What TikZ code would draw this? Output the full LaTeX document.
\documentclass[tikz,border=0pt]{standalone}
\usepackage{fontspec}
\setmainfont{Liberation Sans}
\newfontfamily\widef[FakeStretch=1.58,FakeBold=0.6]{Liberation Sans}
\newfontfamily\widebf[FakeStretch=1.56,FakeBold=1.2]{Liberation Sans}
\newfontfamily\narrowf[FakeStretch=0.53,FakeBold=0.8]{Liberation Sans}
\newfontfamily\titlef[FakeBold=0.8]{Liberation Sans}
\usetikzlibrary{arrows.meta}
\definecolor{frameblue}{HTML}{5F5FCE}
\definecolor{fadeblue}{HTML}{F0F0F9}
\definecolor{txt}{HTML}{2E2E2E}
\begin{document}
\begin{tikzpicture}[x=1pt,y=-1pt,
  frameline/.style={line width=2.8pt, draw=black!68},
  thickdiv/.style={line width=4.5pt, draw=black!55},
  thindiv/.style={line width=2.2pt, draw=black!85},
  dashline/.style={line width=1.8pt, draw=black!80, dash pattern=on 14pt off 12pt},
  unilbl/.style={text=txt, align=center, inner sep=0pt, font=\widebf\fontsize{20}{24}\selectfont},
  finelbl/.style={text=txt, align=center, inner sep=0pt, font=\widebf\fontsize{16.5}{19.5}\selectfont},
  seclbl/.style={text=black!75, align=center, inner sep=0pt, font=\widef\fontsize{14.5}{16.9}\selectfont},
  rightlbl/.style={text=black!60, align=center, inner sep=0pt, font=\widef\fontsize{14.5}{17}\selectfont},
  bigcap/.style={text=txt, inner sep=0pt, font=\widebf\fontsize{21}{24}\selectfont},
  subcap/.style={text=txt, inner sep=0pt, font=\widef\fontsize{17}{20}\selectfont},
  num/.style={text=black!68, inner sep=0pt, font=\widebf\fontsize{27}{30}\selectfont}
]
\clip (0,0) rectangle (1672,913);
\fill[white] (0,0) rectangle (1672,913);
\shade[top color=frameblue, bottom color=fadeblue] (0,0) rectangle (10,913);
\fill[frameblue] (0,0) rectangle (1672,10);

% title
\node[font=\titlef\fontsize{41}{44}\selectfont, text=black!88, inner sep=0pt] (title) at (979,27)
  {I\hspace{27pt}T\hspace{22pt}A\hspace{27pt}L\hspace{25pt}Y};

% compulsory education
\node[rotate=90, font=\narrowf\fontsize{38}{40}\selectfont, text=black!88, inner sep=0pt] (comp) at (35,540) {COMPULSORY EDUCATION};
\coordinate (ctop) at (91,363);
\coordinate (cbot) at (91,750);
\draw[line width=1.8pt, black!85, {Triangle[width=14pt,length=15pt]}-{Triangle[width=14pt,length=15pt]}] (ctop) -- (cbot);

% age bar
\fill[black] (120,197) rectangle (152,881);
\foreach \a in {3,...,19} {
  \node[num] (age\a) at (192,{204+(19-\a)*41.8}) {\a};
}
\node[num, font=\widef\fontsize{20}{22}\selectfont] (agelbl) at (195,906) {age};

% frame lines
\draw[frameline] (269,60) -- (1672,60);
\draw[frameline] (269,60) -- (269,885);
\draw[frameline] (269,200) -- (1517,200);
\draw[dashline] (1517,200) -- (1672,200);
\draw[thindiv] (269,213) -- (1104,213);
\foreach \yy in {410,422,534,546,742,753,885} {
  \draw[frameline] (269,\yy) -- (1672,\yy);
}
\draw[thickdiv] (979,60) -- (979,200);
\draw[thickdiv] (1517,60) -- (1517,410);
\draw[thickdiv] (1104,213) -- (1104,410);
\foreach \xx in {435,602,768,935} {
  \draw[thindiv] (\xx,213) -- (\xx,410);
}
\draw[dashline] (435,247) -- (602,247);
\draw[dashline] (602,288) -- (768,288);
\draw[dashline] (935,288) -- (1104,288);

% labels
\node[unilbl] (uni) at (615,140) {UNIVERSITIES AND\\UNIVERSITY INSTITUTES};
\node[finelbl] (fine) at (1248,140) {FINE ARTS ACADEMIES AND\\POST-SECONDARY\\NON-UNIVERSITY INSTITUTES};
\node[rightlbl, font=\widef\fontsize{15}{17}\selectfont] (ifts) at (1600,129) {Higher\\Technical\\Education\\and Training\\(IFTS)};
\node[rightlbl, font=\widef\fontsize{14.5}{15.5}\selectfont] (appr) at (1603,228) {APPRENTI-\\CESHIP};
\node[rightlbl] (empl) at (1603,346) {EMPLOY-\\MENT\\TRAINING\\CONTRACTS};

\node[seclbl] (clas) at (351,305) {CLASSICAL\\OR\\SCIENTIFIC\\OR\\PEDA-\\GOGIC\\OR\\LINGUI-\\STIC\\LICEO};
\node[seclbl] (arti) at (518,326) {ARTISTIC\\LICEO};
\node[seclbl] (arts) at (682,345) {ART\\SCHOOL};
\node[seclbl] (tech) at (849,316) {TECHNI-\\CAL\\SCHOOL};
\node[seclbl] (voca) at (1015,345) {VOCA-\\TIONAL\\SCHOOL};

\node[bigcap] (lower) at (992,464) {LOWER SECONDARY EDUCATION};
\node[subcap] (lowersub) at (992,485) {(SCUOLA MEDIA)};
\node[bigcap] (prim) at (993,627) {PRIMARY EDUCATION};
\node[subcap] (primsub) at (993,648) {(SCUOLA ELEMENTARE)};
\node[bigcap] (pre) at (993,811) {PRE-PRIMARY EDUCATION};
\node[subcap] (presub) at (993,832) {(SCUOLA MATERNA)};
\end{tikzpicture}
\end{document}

**WHAT IS REQUIRED**
Write the entire listing out again, word for word.

**SOLUTION**
What TikZ code would draw this? Output the full LaTeX document.
\documentclass[tikz,border=0pt]{standalone}
\usepackage{fontspec}
\setmainfont{Liberation Sans}
\newfontfamily\widef[FakeStretch=1.58,FakeBold=0.6]{Liberation Sans}
\newfontfamily\widebf[FakeStretch=1.56,FakeBold=1.2]{Liberation Sans}
\newfontfamily\narrowf[FakeStretch=0.53,FakeBold=0.8]{Liberation Sans}
\newfontfamily\titlef[FakeBold=0.8]{Liberation Sans}
\usetikzlibrary{arrows.meta}
\definecolor{frameblue}{HTML}{5F5FCE}
\definecolor{fadeblue}{HTML}{F0F0F9}
\definecolor{txt}{HTML}{2E2E2E}
\begin{document}
\begin{tikzpicture}[x=1pt,y=-1pt,
  frameline/.style={line width=2.8pt, draw=black!68},
  thickdiv/.style={line width=4.5pt, draw=black!55},
  thindiv/.style={line width=2.2pt, draw=black!85},
  dashline/.style={line width=1.8pt, draw=black!80, dash pattern=on 14pt off 12pt},
  unilbl/.style={text=txt, align=center, inner sep=0pt, font=\widebf\fontsize{20}{24}\selectfont},
  finelbl/.style={text=txt, align=center, inner sep=0pt, font=\widebf\fontsize{16.5}{19.5}\selectfont},
  seclbl/.style={text=black!75, align=center, inner sep=0pt, font=\widef\fontsize{14.5}{16.9}\selectfont},
  rightlbl/.style={text=black!60, align=center, inner sep=0pt, font=\widef\fontsize{14.5}{17}\selectfont},
  bigcap/.style={text=txt, inner sep=0pt, font=\widebf\fontsize{21}{24}\selectfont},
  subcap/.style={text=txt, inner sep=0pt, font=\widef\fontsize{17}{20}\selectfont},
  num/.style={text=black!68, inner sep=0pt, font=\widebf\fontsize{27}{30}\selectfont}
]
\clip (0,0) rectangle (1672,913);
\fill[white] (0,0) rectangle (1672,913);
\shade[top color=frameblue, bottom color=fadeblue] (0,0) rectangle (10,913);
\fill[frameblue] (0,0) rectangle (1672,10);

% title
\node[font=\titlef\fontsize{41}{44}\selectfont, text=black!88, inner sep=0pt] (title) at (979,27)
  {I\hspace{27pt}T\hspace{22pt}A\hspace{27pt}L\hspace{25pt}Y};

% compulsory education
\node[rotate=90, font=\narrowf\fontsize{38}{40}\selectfont, text=black!88, inner sep=0pt] (comp) at (35,540) {COMPULSORY EDUCATION};
\coordinate (ctop) at (91,363);
\coordinate (cbot) at (91,750);
\draw[line width=1.8pt, black!85, {Triangle[width=14pt,length=15pt]}-{Triangle[width=14pt,length=15pt]}] (ctop) -- (cbot);

% age bar
\fill[black] (120,197) rectangle (152,881);
\foreach \a in {3,...,19} {
  \node[num] (age\a) at (192,{204+(19-\a)*41.8}) {\a};
}
\node[num, font=\widef\fontsize{20}{22}\selectfont] (agelbl) at (195,906) {age};

% frame lines
\draw[frameline] (269,60) -- (1672,60);
\draw[frameline] (269,60) -- (269,885);
\draw[frameline] (269,200) -- (1517,200);
\draw[dashline] (1517,200) -- (1672,200);
\draw[thindiv] (269,213) -- (1104,213);
\foreach \yy in {410,422,534,546,742,753,885} {
  \draw[frameline] (269,\yy) -- (1672,\yy);
}
\draw[thickdiv] (979,60) -- (979,200);
\draw[thickdiv] (1517,60) -- (1517,410);
\draw[thickdiv] (1104,213) -- (1104,410);
\foreach \xx in {435,602,768,935} {
  \draw[thindiv] (\xx,213) -- (\xx,410);
}
\draw[dashline] (435,247) -- (602,247);
\draw[dashline] (602,288) -- (768,288);
\draw[dashline] (935,288) -- (1104,288);

% labels
\node[unilbl] (uni) at (615,140) {UNIVERSITIES AND\\UNIVERSITY INSTITUTES};
\node[finelbl] (fine) at (1248,140) {FINE ARTS ACADEMIES AND\\POST-SECONDARY\\NON-UNIVERSITY INSTITUTES};
\node[rightlbl, font=\widef\fontsize{15}{17}\selectfont] (ifts) at (1600,129) {Higher\\Technical\\Education\\and Training\\(IFTS)};
\node[rightlbl, font=\widef\fontsize{14.5}{15.5}\selectfont] (appr) at (1603,228) {APPRENTI-\\CESHIP};
\node[rightlbl] (empl) at (1603,346) {EMPLOY-\\MENT\\TRAINING\\CONTRACTS};

\node[seclbl] (clas) at (351,305) {CLASSICAL\\OR\\SCIENTIFIC\\OR\\PEDA-\\GOGIC\\OR\\LINGUI-\\STIC\\LICEO};
\node[seclbl] (arti) at (518,326) {ARTISTIC\\LICEO};
\node[seclbl] (arts) at (682,345) {ART\\SCHOOL};
\node[seclbl] (tech) at (849,316) {TECHNI-\\CAL\\SCHOOL};
\node[seclbl] (voca) at (1015,345) {VOCA-\\TIONAL\\SCHOOL};

\node[bigcap] (lower) at (992,464) {LOWER SECONDARY EDUCATION};
\node[subcap] (lowersub) at (992,485) {(SCUOLA MEDIA)};
\node[bigcap] (prim) at (993,627) {PRIMARY EDUCATION};
\node[subcap] (primsub) at (993,648) {(SCUOLA ELEMENTARE)};
\node[bigcap] (pre) at (993,811) {PRE-PRIMARY EDUCATION};
\node[subcap] (presub) at (993,832) {(SCUOLA MATERNA)};
\end{tikzpicture}
\end{document}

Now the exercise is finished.